By the time I had jogged home I had run out of excuses / reasons why this could not be a truly accurate measure. I hadn’t slept well. I had eaten a banana and some yoghurt an hour beforehand. It was windy. Maybe my shoes weren’t very good. Finally, I had to accept that my time was my time, and that is the baseline pace I need to use in planning training. OK then. I’ll be a grown-up and deal with reality. I’ll work with what is, not what I wish was the case. On any journey, the first rule of navigation is to know where you are on the map. And yet… the business of dealing with life as it is, rather than how we would prefer it, is tricky. There are emotions to navigate too.

anab7

                         photo by Annabel Holmes

Last month I wrote about treating ourselves kindly, about celebrating what we can do rather than admonishing ourselves for not being good enough. If we have dreams, ambitions, and aspirations, if we are really alive to ourselves and to our experiences, then of course this does not mean living a life of passive acceptance. Sometimes it can seem as if there is a conflict between being able celebrate our experiences and at the same time wanting to broaden and extend them. It took me a long time to understand there is no contradiction here, or at least no contradiction that cannot be lived with. As I say in my book, ‘Running the Red Line’:

“When then am I satisfied with my running? The answer is always, and never.”

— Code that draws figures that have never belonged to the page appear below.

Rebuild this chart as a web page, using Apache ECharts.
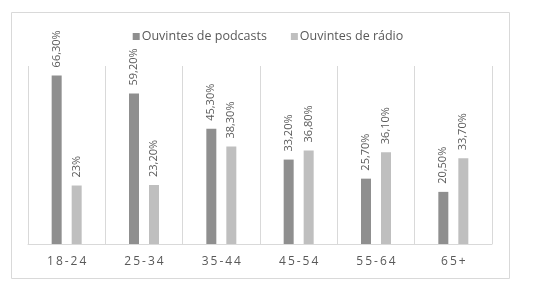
<!DOCTYPE html>
<html>
<head>
<meta charset="utf-8">
<script src="https://cdn.jsdelivr.net/npm/echarts@6/dist/echarts.min.js"></script>
<style>html,body{margin:0;padding:0;background:#fff}#c{width:536px;height:290px}</style>
</head>
<body>
<div id="c"></div>
<script>
var categories = ['18-24', '25-34', '35-44', '45-54', '55-64', '65+'];
var podcastValues = [66.3, 59.2, 45.3, 33.2, 25.7, 20.5];
var radioValues = [23, 23.2, 38.3, 36.8, 36.1, 33.7];
var podcastLabels = ['66,30%', '59,20%', '45,30%', '33,20%', '25,70%', '20,50%'];
var radioLabels = ['23%', '23,20%', '38,30%', '36,80%', '36,10%', '33,70%'];
var seriesNames = ['Ouvintes de podcasts', 'Ouvintes de rádio'];

var font = '"Open Sans", "Liberation Sans", sans-serif';
function lbl(arr) {
  return {
    show: true, position: 'top', rotate: 90, align: 'left', verticalAlign: 'middle',
    distance: 8, color: '#595959', fontSize: 11, fontFamily: font,
    formatter: function (p) { return arr[p.dataIndex]; }
  };
}
var chart = echarts.init(document.getElementById('c'), null, {renderer: 'canvas'});
chart.setOption({
  animation: false,
  graphic: [{type: 'rect', shape: {x: 11.5, y: 12.5, width: 498, height: 266}, style: {fill: 'none', stroke: '#d9d9d9', lineWidth: 1}}],
  legend: {
    data: seriesNames, top: 25, left: 'center', itemWidth: 7, itemHeight: 7, itemGap: 24,
    icon: 'rect', textStyle: {color: '#595959', fontSize: 12.5, fontFamily: font, padding: [0, 0, 0, -3]}
  },
  grid: {left: 28, right: 44, top: 66, bottom: 46},
  xAxis: {
    type: 'category', data: categories,
    axisLine: {lineStyle: {color: '#d9d9d9'}},
    axisTick: {show: false},
    splitLine: {show: true, lineStyle: {color: '#d9d9d9'}},
    axisLabel: {
      color: '#595959', fontSize: 12, fontFamily: font, margin: 12,
      formatter: function (v) { return v.split('').join('\u2009'); }
    }
  },
  yAxis: {type: 'value', min: 0, max: 70, show: false, splitLine: {show: false}},
  series: [
    {name: seriesNames[0], type: 'bar', data: podcastValues, barWidth: 10, barGap: '100%', itemStyle: {color: '#8f8f8f'}, label: lbl(podcastLabels)},
    {name: seriesNames[1], type: 'bar', data: radioValues, barWidth: 10, itemStyle: {color: '#bfbfbf'}, label: lbl(radioLabels)}
  ]
});
</script>
</body>
</html>
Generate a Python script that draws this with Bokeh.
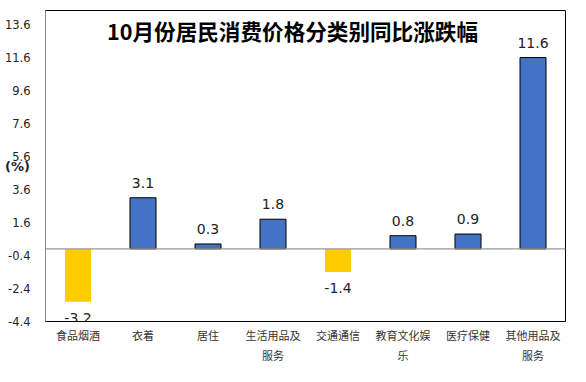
from bokeh.plotting import figure
from bokeh.models import (ColumnDataSource, FixedTicker, Span, Label, Range1d, LinearAxis,
                          CustomJSTickFormatter)
from bokeh.core.properties import value
from bokeh.embed import file_html
from bokeh.resources import INLINE

categories = ["食品烟酒", "衣着", "居住", "生活用品及服务", "交通通信", "教育文化娱乐", "医疗保健", "其他用品及服务"]
label_line1 = ["食品烟酒", "衣着", "居住", "生活用品及", "交通通信", "教育文化娱", "医疗保健", "其他用品及"]
label_line2 = ["", "", "", "服务", "", "乐", "", "服务"]
values = [-3.2, 3.1, 0.3, 1.8, -1.4, 0.8, 0.9, 11.6]
y_ticks = [-4.4, -2.4, -0.4, 1.6, 3.6, 5.6, 7.6, 9.6, 11.6, 13.6]
title_text = "10月份居民消费价格分类别同比涨跌幅"
unit_text = "(%)"

pos_color = "#4472C4"
neg_color = "#FFCC00"

idx = list(range(len(categories)))
colors = [pos_color if v >= 0 else neg_color for v in values]
line_colors = ["black" if v >= 0 else None for v in values]

src = ColumnDataSource(dict(x=idx, val=values, color=colors, lc=line_colors))
pos_src = ColumnDataSource(dict(x=[i for i, v in zip(idx, values) if v >= 0],
                                val=[v for v in values if v >= 0],
                                label=[f"{v:.1f}" for v in values if v >= 0]))
neg_src = ColumnDataSource(dict(x=[i for i, v in zip(idx, values) if v < 0],
                                val=[v for v in values if v < 0],
                                label=[f"{v:.1f}" for v in values if v < 0]))

p = figure(width=586, height=382, x_range=Range1d(-0.5, len(categories) - 0.5),
           y_range=Range1d(-4.4, 14.45),
           output_backend="svg", toolbar_location=None,
           min_border_left=45, min_border_right=21, min_border_top=10, min_border_bottom=61)

p.vbar(x="x", top="val", bottom=0, width=0.4, source=src,
       fill_color="color", line_color="lc", line_width=1)

p.add_layout(Span(location=0, dimension="width", line_color="#999999", line_width=1.2))

p.text(x="x", y="val", text="label", source=pos_src, text_align="center", text_baseline="bottom",
       y_offset=-10, text_font=value("DejaVu Sans"), text_font_size="14px", text_color="#222222")
p.text(x="x", y="val", text="label", source=neg_src, text_align="center", text_baseline="top",
       y_offset=11, text_font=value("DejaVu Sans"), text_font_size="14px", text_color="#222222")

p.add_layout(Label(x=3.3, y=13.22, text=title_text, text_align="center", text_baseline="middle",
                   text_font="Noto Sans CJK SC", text_font_size="21.6px", text_font_style="bold",
                   text_color="black"))

p.grid.visible = False
p.outline_line_color = "black"
p.outline_line_width = 1

p.yaxis.ticker = FixedTicker(ticks=y_ticks)
p.yaxis.formatter = CustomJSTickFormatter(code="return tick.toFixed(1);")
p.yaxis.major_tick_line_color = None
p.yaxis.minor_tick_line_color = None
p.yaxis.axis_line_color = "#888888"
p.yaxis.major_label_standoff = 9
p.yaxis.major_label_text_font = "DejaVu Sans"
p.yaxis.major_label_text_font_size = "11.5px"
p.yaxis.major_label_text_color = "#222222"
p.yaxis.axis_label = unit_text
p.yaxis.axis_label_orientation = "horizontal"
p.yaxis.axis_label_standoff = -28
p.yaxis.axis_label_text_font = "DejaVu Sans"
p.yaxis.axis_label_text_font_size = "13px"
p.yaxis.axis_label_text_font_style = "bold"
p.yaxis.axis_label_text_color = "#222222"

p.xaxis.ticker = FixedTicker(ticks=idx)
p.xaxis.formatter = CustomJSTickFormatter(args=dict(labels=label_line1),
                                          code="return labels[Math.round(tick)] || '';")
p.xaxis.major_tick_line_color = None
p.xaxis.minor_tick_line_color = None
p.xaxis.axis_line_color = "black"
p.xaxis.major_label_standoff = -1
p.xaxis.major_label_text_font = "Noto Sans CJK SC"
p.xaxis.major_label_text_font_size = "11px"
p.xaxis.major_label_text_color = "#333333"

ax2 = LinearAxis(ticker=FixedTicker(ticks=idx),
                 formatter=CustomJSTickFormatter(args=dict(labels=label_line2),
                                                 code="return labels[Math.round(tick)] || '';"),
                 major_tick_line_color=None, minor_tick_line_color=None, axis_line_color=None,
                 major_label_standoff=-5,
                 major_label_text_font="Noto Sans CJK SC",
                 major_label_text_font_size="11px",
                 major_label_text_color="#333333")
p.add_layout(ax2, "below")

open("out.html", "w").write(file_html(p, INLINE))
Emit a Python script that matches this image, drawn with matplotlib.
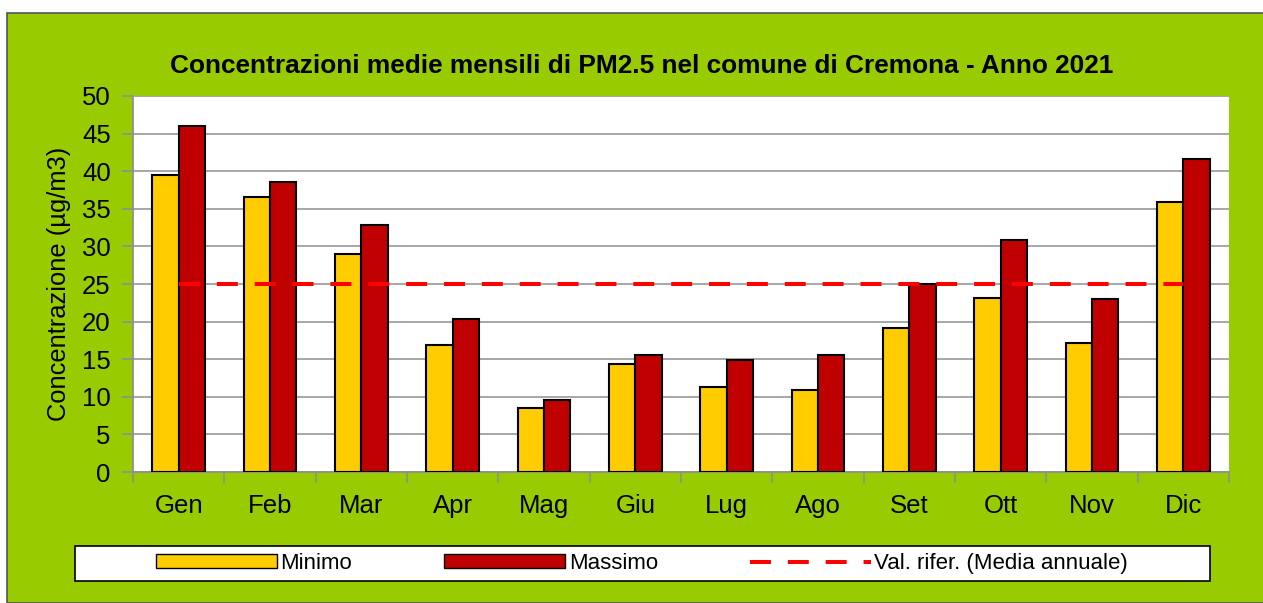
import numpy as np
import matplotlib.pyplot as plt
from matplotlib.patches import Rectangle, Patch
from matplotlib.lines import Line2D

plt.rcParams['font.family'] = ['Liberation Sans', 'DejaVu Sans']

# Dati
mesi = ["Gen", "Feb", "Mar", "Apr", "Mag", "Giu", "Lug", "Ago", "Set", "Ott", "Nov", "Dic"]
minimo = [39.5, 36.6, 29.0, 16.9, 8.5, 14.3, 11.3, 10.9, 19.1, 23.2, 17.2, 35.9]
massimo = [46.0, 38.5, 32.9, 20.4, 9.6, 15.6, 14.9, 15.6, 25.0, 30.9, 23.0, 41.6]
riferimento = [25] * 12

W, H = 1263, 603
fig = plt.figure(figsize=(W / 100, H / 100), dpi=100)
fig.patch.set_facecolor('white')

# sfondo verde con bordo grigio
fig.patches.append(Rectangle((7 / W, 0), 1 - 7 / W + 0.01, (H - 13) / H, transform=fig.transFigure,
                             facecolor='#99CC00', edgecolor='#555555', linewidth=1.2, zorder=-2))

ax = fig.add_axes([133 / W, (H - 472) / H, (1229 - 133) / W, (472 - 96) / H])
ax.set_facecolor('white')

x = np.arange(len(mesi))
w = 0.29
ax.bar(x - w / 2, minimo, w, color='#FFCC00', edgecolor='black', linewidth=1.5, zorder=3)
ax.bar(x + w / 2, massimo, w, color='#C00000', edgecolor='black', linewidth=1.5, zorder=3)
ax.plot(x, riferimento, color='#FF0000', linewidth=2.9, dashes=(5.2, 4.2), zorder=4)

ax.set_xlim(-0.5, 11.5)
ax.set_ylim(0, 50)
ax.set_yticks(range(0, 51, 5))
ax.yaxis.grid(True, color='#A0A0A0', linewidth=1.3, zorder=0)
ax.set_axisbelow(True)

ax.set_xticks(np.arange(-0.5, 12, 1))
ax.set_xticklabels([])
ax.set_xticks(x, minor=True)
ax.set_xticklabels(mesi, minor=True, fontsize=18.5)
ax.tick_params(axis='x', which='minor', length=0, pad=16)
ax.tick_params(axis='x', which='major', length=8, color='#909090', width=1.2)
ax.tick_params(axis='y', length=8, color='#909090', width=1.2, labelsize=18.5, pad=8)

for s in ['top', 'right']:
    ax.spines[s].set_visible(False)
for s in ['left', 'bottom']:
    ax.spines[s].set_color('#909090')
    ax.spines[s].set_linewidth(1.3)

ax.set_ylabel("Concentrazione (µg/m3)", fontsize=18.4, labelpad=8)
fig.text(642 / W, (H - 66) / H, "Concentrazioni medie mensili di PM2.5 nel comune di Cremona - Anno 2021",
         ha='center', va='center', fontsize=18.9, fontweight='bold')

# legenda
fig.patches.append(Rectangle((75 / W, (H - 581) / H), (1210 - 75) / W, 35 / H, transform=fig.transFigure,
                             facecolor='white', edgecolor='black', linewidth=1.2, zorder=-1))
handles = [Patch(facecolor='#FFCC00', edgecolor='black', linewidth=1),
           Patch(facecolor='#C00000', edgecolor='black', linewidth=1),
           Line2D([], [], color='#FF0000', linewidth=2.9, dashes=(5.2, 4.2))]
fig.legend(handles, ["Minimo", "Massimo", "Val. rifer. (Media annuale)"], loc='center',
           bbox_to_anchor=(642 / W, (H - 563.5) / H), ncol=3, frameon=False, fontsize=16,
           handlelength=5.45, handleheight=0.6, handletextpad=0.15, columnspacing=4.14)

fig.savefig('out.png', dpi=100, facecolor=fig.get_facecolor())
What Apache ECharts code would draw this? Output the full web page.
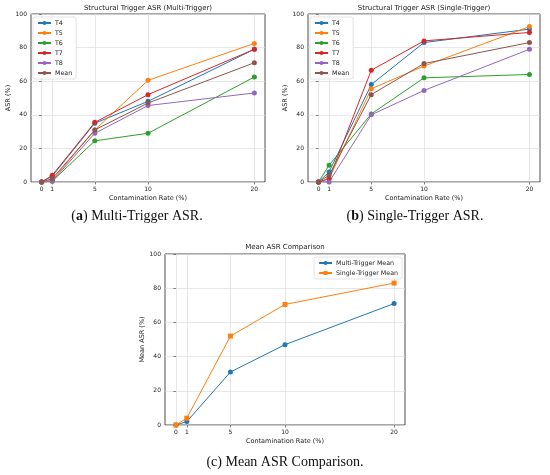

For me running is a practice. Like playing an instrument, like creating art, like cooking good food or growing a garden. It’s a kind of prayer. A physical act of both appreciation and a reaching out for more. It is not something which comes from a fear of failure. It comes from love, of life.

My poet guru Mary Oliver says in her famous poem ‘The Summer Day’:

“I don’t know exactly what a prayer is.”

Well, maybe she would have known, if she had ever done a Park Run while recovering from being ill.

why do you think it is that over

photo by Jessie Leong

Here is a wee poem from my collection ‘Is It Serious?’ I guess it’s about acceptance. At any one moment I’m not sure if I’m ever just feeling one thing. Complicated, isn’t it… real life.

 

                      Sweetpoint

                             There is a Sweetpoint in my soul where joy and sorrow meet.

                             where all is one, and one is all, successes and defeats.

                             It is the facing of my fears, it is the dewpoint of my tears

                             and after all these years and years, I stand serene to meet myself

                             at the Sweetpoint of my soul, where joy and sorrow meet.